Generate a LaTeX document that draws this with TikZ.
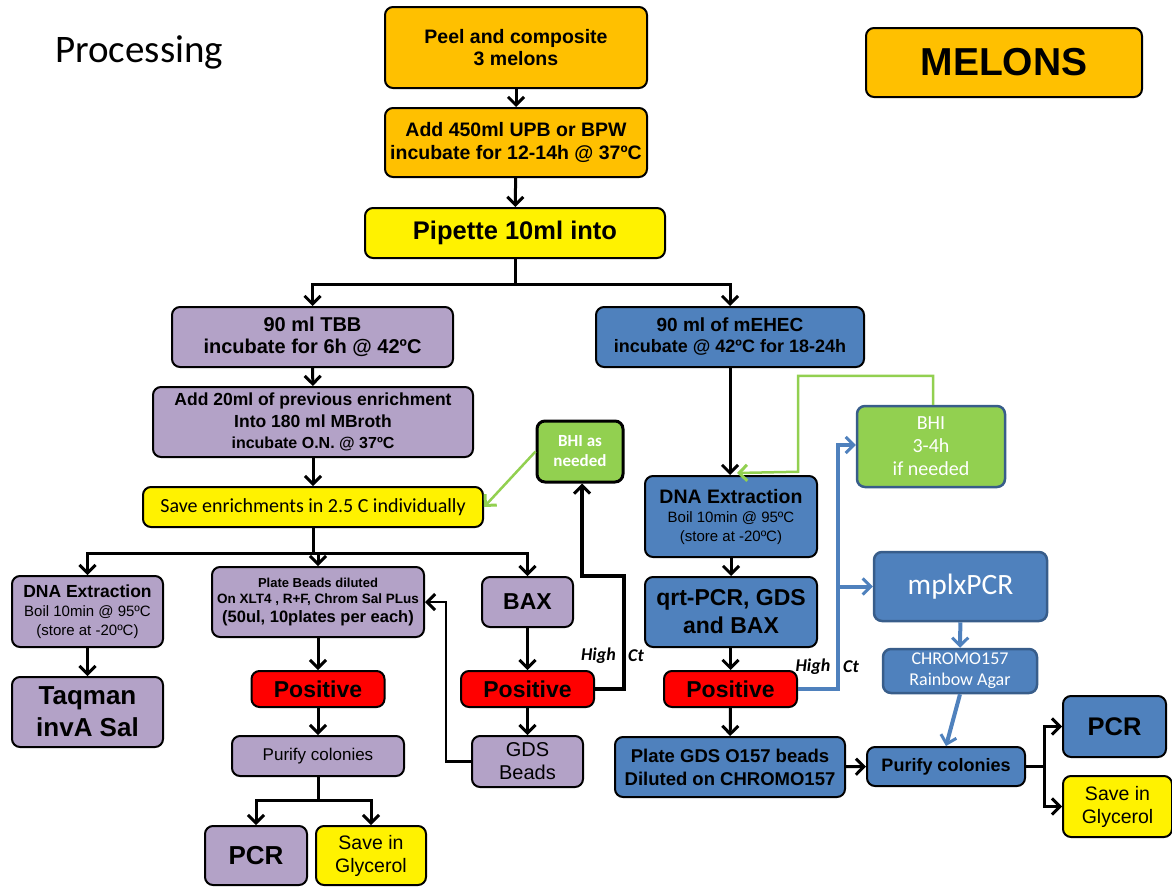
\documentclass[tikz,border=0pt]{standalone}
\usepackage{fontspec}
\setmainfont{Liberation Sans}
\newfontfamily\calibfont{Carlito}
\usetikzlibrary{arrows.meta}
\newcommand{\setfs}[2]{\fontsize{#1}{#2}\selectfont}
\definecolor{melon}{HTML}{FFC000}
\definecolor{lilac}{HTML}{B3A2C7}
\definecolor{steel}{HTML}{4F81BD}
\definecolor{steeldark}{HTML}{385D8A}
\definecolor{leaf}{HTML}{92D050}

\begin{document}
\begin{tikzpicture}[x=1pt, y=-1pt]
    \tikzstyle{every node}=[align=center, inner sep=0pt]
    \tikzstyle{box}=[draw=black, line width=2pt, rounded corners=8pt]
    \tikzstyle{melonbox}=[box, fill=melon]
    \tikzstyle{lilacbox}=[box, fill=lilac]
    \tikzstyle{bluebox}=[box, fill=steel]
    \tikzstyle{yellowbox}=[box, fill=yellow]
    \tikzstyle{redbox}=[box, fill=red, minimum width=133pt, minimum height=36pt, font=\bfseries\setfs{23}{26}]
    \tikzstyle{greenbox}=[box, fill=leaf, text=white]
    \tikzstyle{paleblue}=[box, fill=steel, draw=steeldark, line width=2.5pt, text=white]
    \tikzstyle{arr}=[line width=3pt, -{Straight Barb[length=8pt,width=16pt,line width=3pt]}]
    \tikzstyle{thickarr}=[arr, line width=4.5pt]
    \tikzstyle{thinarr}=[arr, line width=2.2pt]
    \tikzstyle{greenarr}=[arr, draw=leaf, line width=2.5pt]
    \tikzstyle{bluearr}=[arr, draw=steel, line width=4pt]
    \tikzstyle{hilabel}=[font=\calibfont\bfseries\itshape\setfs{18}{20}]
    \useasboundingbox (0,0) rectangle (1172,886);

    \node[anchor=base west, font=\calibfont\setfs{39}{42}] (title) at (55,62) {Processing};
    \node[melonbox, minimum width=276pt, minimum height=69pt, font=\bfseries\setfs{39}{42}] (melons) at (1004,62.5) {MELONS};

    \node[melonbox, minimum width=262pt, minimum height=81pt, font=\bfseries\setfs{19.5}{22}] (peel) at (516,47.5) {Peel and composite\\3 melons};
    \node[melonbox, minimum width=262pt, minimum height=69pt, font=\bfseries\setfs{19.5}{23}] (addupb) at (516,142.5) {Add 450ml UPB or BPW\\incubate for 12-14h @ 37ºC};
    \node[yellowbox, minimum width=300pt, minimum height=50pt, font=\bfseries\setfs{25.5}{28}] (pipette) at (515,233) {Pipette 10ml into};

    \node[lilacbox, minimum width=281pt, minimum height=60pt, font=\bfseries\setfs{20}{22}] (tbb) at (312.5,337) {90 ml TBB\\incubate for 6h @ 42ºC};
    \node[lilacbox, minimum width=320pt, minimum height=70pt, font=\bfseries\setfs{17.5}{21.5}] (mbroth) at (313,422) {Add 20ml of previous enrichment\\Into 180 ml MBroth\\{\setfs{16}{21}incubate O.N. @ 37ºC}};
    \node[yellowbox, minimum width=340pt, minimum height=40pt, font=\calibfont\setfs{20}{22}] (saveenr) at (313,507) {Save enrichments in 2.5 C individually};
    \node[greenbox, line width=3pt, minimum width=86pt, minimum height=61pt, font=\calibfont\bfseries\setfs{17}{20}] (bhil) at (580,451.5) {BHI as\\needed};

    \node[lilacbox, minimum width=151pt, minimum height=71pt, font=\setfs{15}{19}] (dnal) at (87.5,611.5) {{\bfseries\setfs{17.5}{19}DNA Extraction}\\Boil 10min @ 95ºC\\(store at -20ºC)};
    \node[lilacbox, minimum width=151pt, minimum height=70pt, font=\bfseries\setfs{26}{32}] (taqman) at (87.5,712) {Taqman\\invA Sal};
    \node[lilacbox, minimum width=212pt, minimum height=70pt, font=\bfseries\setfs{13.5}{16}] (plate) at (318,602) {{\setfs{13}{16}Plate Beads diluted}\\On XLT4 , R+F, Chrom Sal PLus\\[3pt]{\setfs{16.5}{16}(50ul, 10plates per each)}};
    \node[redbox] (posl) at (318,689) {Positive};
    \node[lilacbox, minimum width=172pt, minimum height=40pt, font=\setfs{17}{20}] (purl) at (318,756) {Purify colonies};
    \node[lilacbox, minimum width=102pt, minimum height=59pt, font=\bfseries\setfs{26}{30}] (pcrl) at (256,855.5) {PCR};
    \node[yellowbox, minimum width=110pt, minimum height=59pt, font=\setfs{19.5}{23}] (glyl) at (371,855.5) {Save in\\Glycerol};

    \node[lilacbox, minimum width=91pt, minimum height=50pt, font=\bfseries\setfs{23}{26}] (bax) at (527.5,602) {BAX};
    \node[redbox] (posm) at (527.5,689) {Positive};
    \node[lilacbox, minimum width=111pt, minimum height=51pt, font=\setfs{20}{23}] (gds) at (527.5,761.5) {GDS\\Beads};

    \node[bluebox, minimum width=268pt, minimum height=60pt, font=\bfseries\setfs{19}{21}] (mehec) at (730,337) {90 ml of mEHEC\\{\setfs{18}{21}incubate @ 42ºC for 18-24h}};
    \node[bluebox, minimum width=172pt, minimum height=81pt, font=\setfs{15}{19}] (dnar) at (731,516.5) {{\bfseries\setfs{19.5}{20}DNA Extraction}\\Boil 10min @ 95ºC\\(store at -20ºC)};
    \node[bluebox, minimum width=172pt, minimum height=70pt, font=\bfseries\setfs{23}{28}] (qrt) at (731,612) {qrt-PCR, GDS\\and BAX};
    \node[redbox] (posr) at (730.5,689) {Positive};
    \node[bluebox, minimum width=230pt, minimum height=60pt, font=\bfseries\setfs{18.5}{23}] (plater) at (730,767) {Plate GDS O157 beads\\Diluted on CHROMO157};
    \node[bluebox, minimum width=158pt, minimum height=39pt, font=\bfseries\setfs{18}{20}] (purr) at (946,766.5) {Purify colonies};
    \node[bluebox, minimum width=103pt, minimum height=61pt, font=\bfseries\setfs{25.5}{30}] (pcrr) at (1114.5,726.5) {PCR};
    \node[yellowbox, minimum width=109pt, minimum height=61pt, font=\setfs{19.5}{23}] (glyr) at (1117.5,806.5) {Save in\\Glycerol};

    \node[greenbox, draw=steeldark, line width=2.5pt, minimum width=148pt, minimum height=81pt, font=\calibfont\setfs{20}{23}] (bhir) at (931,446.5) {BHI\\3-4h\\if needed};
    \node[paleblue, minimum width=173pt, minimum height=69pt, font=\calibfont\setfs{29.5}{32}] (mplx) at (960.5,586.5) {mplxPCR};
    \node[paleblue, minimum width=154pt, minimum height=44pt, font=\calibfont\setfs{18}{21}] (chromo) at (960,671) {CHROMO157\\Rainbow Agar};

    \node[hilabel] (hi1) at (598.5,656) {High};
    \node[hilabel] (ct1) at (636,656) {Ct};
    \node[hilabel] (hi2) at (813,667) {High};
    \node[hilabel] (ct2) at (851,667) {Ct};
    \coordinate (gtip) at (737,473);

    \draw[arr] (peel) -- (addupb);
    \draw[arr] (addupb) -- (pipette);
    \draw[arr] (pipette.south) -- ++(0,25) -| (tbb.north);
    \draw[arr] (pipette.south) -- ++(0,25) -| (mehec.north);
    \draw[arr] (tbb) -- (mbroth);
    \draw[arr] (mbroth) -- (saveenr);
    \draw[arr] (saveenr.south) -- ++(0,25) -| (dnal.north);
    \draw[arr] (saveenr.south) -- ++(0,25) -| (plate.north);
    \draw[arr] (saveenr.south) -- ++(0,25) -| (bax.north);
    \draw[arr] (dnal) -- (taqman);
    \draw[arr] (plate) -- (posl);
    \draw[arr] (posl) -- (purl);
    \draw[arr] (purl.south) -- ++(0,23) -| (pcrl.north);
    \draw[arr] (purl.south) -- ++(0,23) -| (glyl.north);
    \draw[arr] (bax) -- (posm);
    \draw[arr] (posm) -- (gds);
    \draw[thinarr] (gds.west) -- ++(-25,0) |- (plate.east);
    \draw[thickarr] (posm.east) -- ++(29,0) -- ++(0,-113) -| ([xshift=2pt]bhil.south);
    \draw[greenarr] (bhil.west) -- (saveenr.east);

    \draw[arr] (mehec.south) -- (mehec.south |- dnar.north);
    \draw[greenarr] ([xshift=2pt]bhir.north) -- ++(0,-29) -| ++(-135,96) -- (gtip);
    \draw[arr] (dnar) -- (qrt);
    \draw[arr] (qrt.south -| posr.north) -- (posr.north);
    \draw[arr] (posr) -- (plater);
    \draw[bluearr] (posr.east) -- ++(40,0) coordinate (bj) |- ([yshift=1.5pt]bhir.west);
    \draw[bluearr] (bj |- mplx.west) -- (mplx.west);
    \draw[bluearr] (mplx) -- (chromo);
    \draw[bluearr] (chromo.south) -- (purr.north);
    \draw[arr] (plater) -- (purr);
    \draw[arr] (purr.east) -- ++(18,0) |- (pcrr.west);
    \draw[arr] (purr.east) -- ++(18,0) |- (glyr.west);
\end{tikzpicture}
\end{document}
-------
Exactly restate the lines from the beginning of the data through the line with "(0,0) rectangle (1172,886);", and no others, keeping pictures out.

# Final result:
Generate a LaTeX document that draws this with TikZ.
\documentclass[tikz,border=0pt]{standalone}
\usepackage{fontspec}
\setmainfont{Liberation Sans}
\newfontfamily\calibfont{Carlito}
\usetikzlibrary{arrows.meta}
\newcommand{\setfs}[2]{\fontsize{#1}{#2}\selectfont}
\definecolor{melon}{HTML}{FFC000}
\definecolor{lilac}{HTML}{B3A2C7}
\definecolor{steel}{HTML}{4F81BD}
\definecolor{steeldark}{HTML}{385D8A}
\definecolor{leaf}{HTML}{92D050}

\begin{document}
\begin{tikzpicture}[x=1pt, y=-1pt]
    \tikzstyle{every node}=[align=center, inner sep=0pt]
    \tikzstyle{box}=[draw=black, line width=2pt, rounded corners=8pt]
    \tikzstyle{melonbox}=[box, fill=melon]
    \tikzstyle{lilacbox}=[box, fill=lilac]
    \tikzstyle{bluebox}=[box, fill=steel]
    \tikzstyle{yellowbox}=[box, fill=yellow]
    \tikzstyle{redbox}=[box, fill=red, minimum width=133pt, minimum height=36pt, font=\bfseries\setfs{23}{26}]
    \tikzstyle{greenbox}=[box, fill=leaf, text=white]
    \tikzstyle{paleblue}=[box, fill=steel, draw=steeldark, line width=2.5pt, text=white]
    \tikzstyle{arr}=[line width=3pt, -{Straight Barb[length=8pt,width=16pt,line width=3pt]}]
    \tikzstyle{thickarr}=[arr, line width=4.5pt]
    \tikzstyle{thinarr}=[arr, line width=2.2pt]
    \tikzstyle{greenarr}=[arr, draw=leaf, line width=2.5pt]
    \tikzstyle{bluearr}=[arr, draw=steel, line width=4pt]
    \tikzstyle{hilabel}=[font=\calibfont\bfseries\itshape\setfs{18}{20}]
    \useasboundingbox (0,0) rectangle (1172,886);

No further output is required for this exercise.